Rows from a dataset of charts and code
— start —
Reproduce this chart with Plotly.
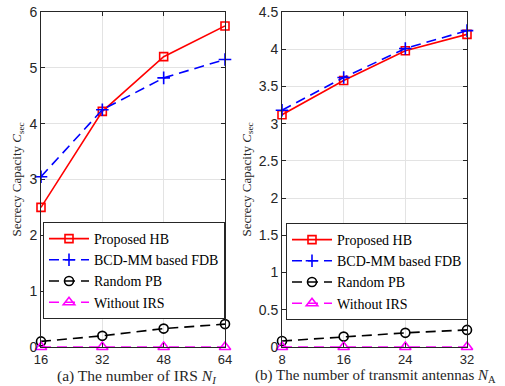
import plotly.graph_objects as go

# ---- data ----
n_irs = [16, 32, 48, 64]
hb_a = [2.50, 4.22, 5.20, 5.75]
bcd_a = [3.05, 4.25, 4.82, 5.15]
rpb_a = [0.10, 0.20, 0.33, 0.41]
wo_a = [0.0, 0.0, 0.0, 0.0]

n_ant = [8, 16, 24, 32]
hb_b = [3.12, 3.58, 3.98, 4.20]
bcd_b = [3.18, 3.62, 4.01, 4.25]
rpb_b = [0.08, 0.14, 0.19, 0.23]
wo_b = [0.0, 0.0, 0.0, 0.0]

names = ["Proposed HB", "BCD-MM based FDB", "Random PB", "Without IRS"]
colors = ["#ff0000", "#0000ff", "#000000", "#ff00ff"]
symbols = ["square-open", "cross-thin-open", "circle-open", "triangle-up-open"]
sizes = [8, 9, 9, 10]
dashes = ["solid", "10px,6px", "10px,6px", "10px,6px"]

SERIF = "Liberation Serif, Times New Roman, serif"
SANS = "Liberation Sans, Arial, sans-serif"

fig = go.Figure()

def add_series(x, ys, xa, ya, leg):
    for name, y, c, s, sz, d in zip(names, ys, colors, symbols, sizes, dashes):
        fig.add_trace(go.Scatter(
            x=x, y=y, name=name, mode="lines+markers",
            line=dict(color=c, width=1.6, dash=d),
            marker=dict(symbol=s, size=sz, color=c, line=dict(color=c, width=1.6)),
            xaxis=xa, yaxis=ya, legend=leg, cliponaxis=False,
        ))

add_series(n_irs, [hb_a, bcd_a, rpb_a, wo_a], "x", "y", "legend")
add_series(n_ant, [hb_b, bcd_b, rpb_b, wo_b], "x2", "y2", "legend2")

W, H = 505, 386
def fx(px): return px / W
def fy(py): return 1 - py / H

axis_common = dict(
    showline=True, linecolor="#262626", linewidth=1, mirror="ticks",
    ticks="inside", ticklen=4, tickcolor="#262626",
    showgrid=True, gridcolor="#e3e3e3", gridwidth=1, zeroline=False,
    tickfont=dict(family=SANS, size=14, color="#262626"),
    automargin=False,
)
xtickfont = dict(family=SANS, size=13, color="#262626")

ytitle = dict(text="Secrecy Capacity <i>C</i><sub>sec</sub>", font=dict(family=SERIF, size=13, color="#262626"), standoff=4)

x_common = {k: v for k, v in axis_common.items() if k != "tickfont"}

fig.update_layout(
    width=W, height=H, margin=dict(l=0, r=0, t=0, b=0),
    paper_bgcolor="white", plot_bgcolor="white",
    xaxis=dict(domain=[fx(41), fx(225)], range=[16, 64], tickvals=n_irs, anchor="y",
               ticklabelstandoff=0, tickfont=xtickfont, **x_common),
    yaxis=dict(domain=[fy(347), fy(12)], range=[0, 6], tickvals=[0, 1, 2, 3, 4, 5, 6], anchor="x",
               title=ytitle, **axis_common),
    xaxis2=dict(domain=[fx(282), fx(467)], range=[8, 32], tickvals=n_ant, anchor="y2",
                ticklabelstandoff=0, tickfont=xtickfont, **x_common),
    yaxis2=dict(domain=[fy(347), fy(12)], range=[0, 4.5], tickvals=[0, 0.5, 1, 1.5, 2, 2.5, 3, 3.5, 4, 4.5],
                ticktext=["0", "0.5", "1", "1.5", "2", "2.5", "3", "3.5", "4", "4.5"], anchor="x2",
                title=ytitle, **axis_common),
    legend=dict(x=fx(43), y=fy(222), xanchor="left", yanchor="top",
                bgcolor="white", bordercolor="#262626", borderwidth=1,
                font=dict(family=SERIF, size=14, color="black"), tracegroupgap=0, itemwidth=40),
    legend2=dict(x=fx(286), y=fy(223), xanchor="left", yanchor="top",
                 bgcolor="white", bordercolor="#262626", borderwidth=1,
                 font=dict(family=SERIF, size=14, color="black"), tracegroupgap=0, itemwidth=40),
    annotations=[
        dict(text="(a) The number of IRS <i>N</i><sub><i>I</i></sub>", x=fx(137), y=fy(376),
             xref="paper", yref="paper", showarrow=False, xanchor="center", yanchor="middle",
             font=dict(family=SERIF, size=15.5, color="#262626")),
        dict(text="(b) The number of transmit antennas <i>N</i><sub>A</sub>", x=fx(375), y=fy(376),
             xref="paper", yref="paper", showarrow=False, xanchor="center", yanchor="middle",
             font=dict(family=SERIF, size=15, color="#262626")),
    ],
)

fig.write_html("out.html", config={"displayModeBar": False},
               post_script="document.body.style.margin='0';document.body.style.overflow='hidden';")
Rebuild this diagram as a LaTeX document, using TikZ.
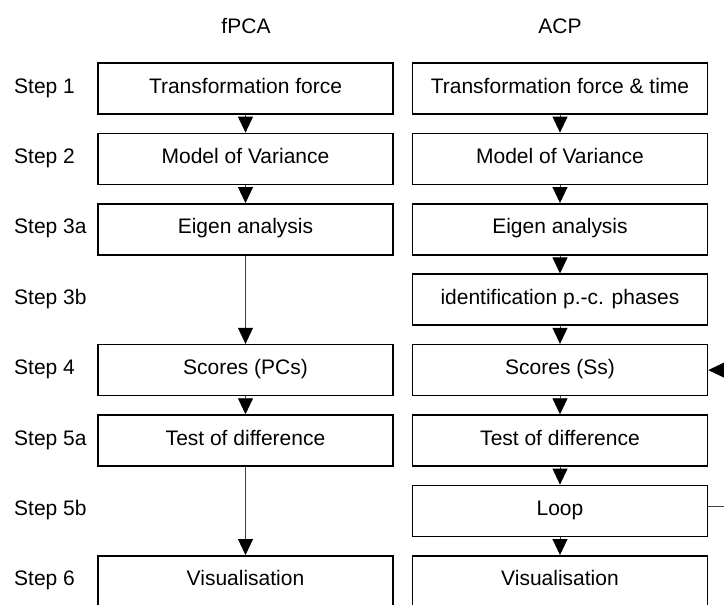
— end —
> [Requirements] Quote the records above exactly, leaving out any pictures.

> [Solved problem]
Reproduce this chart with Plotly.
import plotly.graph_objects as go

# ---- data ----
n_irs = [16, 32, 48, 64]
hb_a = [2.50, 4.22, 5.20, 5.75]
bcd_a = [3.05, 4.25, 4.82, 5.15]
rpb_a = [0.10, 0.20, 0.33, 0.41]
wo_a = [0.0, 0.0, 0.0, 0.0]

n_ant = [8, 16, 24, 32]
hb_b = [3.12, 3.58, 3.98, 4.20]
bcd_b = [3.18, 3.62, 4.01, 4.25]
rpb_b = [0.08, 0.14, 0.19, 0.23]
wo_b = [0.0, 0.0, 0.0, 0.0]

names = ["Proposed HB", "BCD-MM based FDB", "Random PB", "Without IRS"]
colors = ["#ff0000", "#0000ff", "#000000", "#ff00ff"]
symbols = ["square-open", "cross-thin-open", "circle-open", "triangle-up-open"]
sizes = [8, 9, 9, 10]
dashes = ["solid", "10px,6px", "10px,6px", "10px,6px"]

SERIF = "Liberation Serif, Times New Roman, serif"
SANS = "Liberation Sans, Arial, sans-serif"

fig = go.Figure()

def add_series(x, ys, xa, ya, leg):
    for name, y, c, s, sz, d in zip(names, ys, colors, symbols, sizes, dashes):
        fig.add_trace(go.Scatter(
            x=x, y=y, name=name, mode="lines+markers",
            line=dict(color=c, width=1.6, dash=d),
            marker=dict(symbol=s, size=sz, color=c, line=dict(color=c, width=1.6)),
            xaxis=xa, yaxis=ya, legend=leg, cliponaxis=False,
        ))

add_series(n_irs, [hb_a, bcd_a, rpb_a, wo_a], "x", "y", "legend")
add_series(n_ant, [hb_b, bcd_b, rpb_b, wo_b], "x2", "y2", "legend2")

W, H = 505, 386
def fx(px): return px / W
def fy(py): return 1 - py / H

axis_common = dict(
    showline=True, linecolor="#262626", linewidth=1, mirror="ticks",
    ticks="inside", ticklen=4, tickcolor="#262626",
    showgrid=True, gridcolor="#e3e3e3", gridwidth=1, zeroline=False,
    tickfont=dict(family=SANS, size=14, color="#262626"),
    automargin=False,
)
xtickfont = dict(family=SANS, size=13, color="#262626")

ytitle = dict(text="Secrecy Capacity <i>C</i><sub>sec</sub>", font=dict(family=SERIF, size=13, color="#262626"), standoff=4)

x_common = {k: v for k, v in axis_common.items() if k != "tickfont"}

fig.update_layout(
    width=W, height=H, margin=dict(l=0, r=0, t=0, b=0),
    paper_bgcolor="white", plot_bgcolor="white",
    xaxis=dict(domain=[fx(41), fx(225)], range=[16, 64], tickvals=n_irs, anchor="y",
               ticklabelstandoff=0, tickfont=xtickfont, **x_common),
    yaxis=dict(domain=[fy(347), fy(12)], range=[0, 6], tickvals=[0, 1, 2, 3, 4, 5, 6], anchor="x",
               title=ytitle, **axis_common),
    xaxis2=dict(domain=[fx(282), fx(467)], range=[8, 32], tickvals=n_ant, anchor="y2",
                ticklabelstandoff=0, tickfont=xtickfont, **x_common),
    yaxis2=dict(domain=[fy(347), fy(12)], range=[0, 4.5], tickvals=[0, 0.5, 1, 1.5, 2, 2.5, 3, 3.5, 4, 4.5],
                ticktext=["0", "0.5", "1", "1.5", "2", "2.5", "3", "3.5", "4", "4.5"], anchor="x2",
                title=ytitle, **axis_common),
    legend=dict(x=fx(43), y=fy(222), xanchor="left", yanchor="top",
                bgcolor="white", bordercolor="#262626", borderwidth=1,
                font=dict(family=SERIF, size=14, color="black"), tracegroupgap=0, itemwidth=40),
    legend2=dict(x=fx(286), y=fy(223), xanchor="left", yanchor="top",
                 bgcolor="white", bordercolor="#262626", borderwidth=1,
                 font=dict(family=SERIF, size=14, color="black"), tracegroupgap=0, itemwidth=40),
    annotations=[
        dict(text="(a) The number of IRS <i>N</i><sub><i>I</i></sub>", x=fx(137), y=fy(376),
             xref="paper", yref="paper", showarrow=False, xanchor="center", yanchor="middle",
             font=dict(family=SERIF, size=15.5, color="#262626")),
        dict(text="(b) The number of transmit antennas <i>N</i><sub>A</sub>", x=fx(375), y=fy(376),
             xref="paper", yref="paper", showarrow=False, xanchor="center", yanchor="middle",
             font=dict(family=SERIF, size=15, color="#262626")),
    ],
)

fig.write_html("out.html", config={"displayModeBar": False},
               post_script="document.body.style.margin='0';document.body.style.overflow='hidden';")
Rebuild this diagram as a LaTeX document, using TikZ.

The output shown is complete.